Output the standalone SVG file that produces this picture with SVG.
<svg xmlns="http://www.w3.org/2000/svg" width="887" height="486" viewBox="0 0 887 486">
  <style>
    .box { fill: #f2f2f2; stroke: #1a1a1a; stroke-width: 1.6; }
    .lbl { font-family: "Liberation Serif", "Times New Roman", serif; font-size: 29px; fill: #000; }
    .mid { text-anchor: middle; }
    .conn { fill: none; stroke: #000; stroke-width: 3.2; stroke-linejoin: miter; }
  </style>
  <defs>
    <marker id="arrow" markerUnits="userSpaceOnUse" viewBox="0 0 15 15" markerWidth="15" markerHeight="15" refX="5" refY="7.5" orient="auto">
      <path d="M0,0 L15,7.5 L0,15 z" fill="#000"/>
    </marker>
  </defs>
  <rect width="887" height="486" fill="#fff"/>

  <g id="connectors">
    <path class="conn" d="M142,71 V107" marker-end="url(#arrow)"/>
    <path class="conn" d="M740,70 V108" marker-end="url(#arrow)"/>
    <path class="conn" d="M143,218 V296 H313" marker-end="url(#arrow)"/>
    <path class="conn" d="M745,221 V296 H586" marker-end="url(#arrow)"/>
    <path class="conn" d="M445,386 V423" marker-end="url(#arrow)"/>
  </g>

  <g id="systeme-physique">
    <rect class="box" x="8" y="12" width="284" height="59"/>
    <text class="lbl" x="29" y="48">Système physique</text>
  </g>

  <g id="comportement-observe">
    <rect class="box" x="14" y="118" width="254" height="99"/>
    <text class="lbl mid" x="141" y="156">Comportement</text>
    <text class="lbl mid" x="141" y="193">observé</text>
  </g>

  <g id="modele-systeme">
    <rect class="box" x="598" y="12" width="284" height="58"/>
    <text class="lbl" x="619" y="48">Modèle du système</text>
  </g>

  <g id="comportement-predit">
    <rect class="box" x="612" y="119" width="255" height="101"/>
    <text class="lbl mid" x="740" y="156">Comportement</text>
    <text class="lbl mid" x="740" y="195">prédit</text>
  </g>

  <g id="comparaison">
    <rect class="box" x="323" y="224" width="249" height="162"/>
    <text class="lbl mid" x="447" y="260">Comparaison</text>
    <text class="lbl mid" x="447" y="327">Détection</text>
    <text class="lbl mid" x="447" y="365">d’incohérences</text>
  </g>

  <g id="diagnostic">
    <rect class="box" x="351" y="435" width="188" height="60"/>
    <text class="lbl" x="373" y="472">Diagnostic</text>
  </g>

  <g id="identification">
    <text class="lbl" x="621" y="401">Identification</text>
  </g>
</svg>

Given instruction.
Would you copy out each line exactly as written?

Task result.
Output the standalone SVG file that produces this picture with SVG.
<svg xmlns="http://www.w3.org/2000/svg" width="887" height="486" viewBox="0 0 887 486">
  <style>
    .box { fill: #f2f2f2; stroke: #1a1a1a; stroke-width: 1.6; }
    .lbl { font-family: "Liberation Serif", "Times New Roman", serif; font-size: 29px; fill: #000; }
    .mid { text-anchor: middle; }
    .conn { fill: none; stroke: #000; stroke-width: 3.2; stroke-linejoin: miter; }
  </style>
  <defs>
    <marker id="arrow" markerUnits="userSpaceOnUse" viewBox="0 0 15 15" markerWidth="15" markerHeight="15" refX="5" refY="7.5" orient="auto">
      <path d="M0,0 L15,7.5 L0,15 z" fill="#000"/>
    </marker>
  </defs>
  <rect width="887" height="486" fill="#fff"/>

  <g id="connectors">
    <path class="conn" d="M142,71 V107" marker-end="url(#arrow)"/>
    <path class="conn" d="M740,70 V108" marker-end="url(#arrow)"/>
    <path class="conn" d="M143,218 V296 H313" marker-end="url(#arrow)"/>
    <path class="conn" d="M745,221 V296 H586" marker-end="url(#arrow)"/>
    <path class="conn" d="M445,386 V423" marker-end="url(#arrow)"/>
  </g>

  <g id="systeme-physique">
    <rect class="box" x="8" y="12" width="284" height="59"/>
    <text class="lbl" x="29" y="48">Système physique</text>
  </g>

  <g id="comportement-observe">
    <rect class="box" x="14" y="118" width="254" height="99"/>
    <text class="lbl mid" x="141" y="156">Comportement</text>
    <text class="lbl mid" x="141" y="193">observé</text>
  </g>

  <g id="modele-systeme">
    <rect class="box" x="598" y="12" width="284" height="58"/>
    <text class="lbl" x="619" y="48">Modèle du système</text>
  </g>

  <g id="comportement-predit">
    <rect class="box" x="612" y="119" width="255" height="101"/>
    <text class="lbl mid" x="740" y="156">Comportement</text>
    <text class="lbl mid" x="740" y="195">prédit</text>
  </g>

  <g id="comparaison">
    <rect class="box" x="323" y="224" width="249" height="162"/>
    <text class="lbl mid" x="447" y="260">Comparaison</text>
    <text class="lbl mid" x="447" y="327">Détection</text>
    <text class="lbl mid" x="447" y="365">d’incohérences</text>
  </g>

  <g id="diagnostic">
    <rect class="box" x="351" y="435" width="188" height="60"/>
    <text class="lbl" x="373" y="472">Diagnostic</text>
  </g>

  <g id="identification">
    <text class="lbl" x="621" y="401">Identification</text>
  </g>
</svg>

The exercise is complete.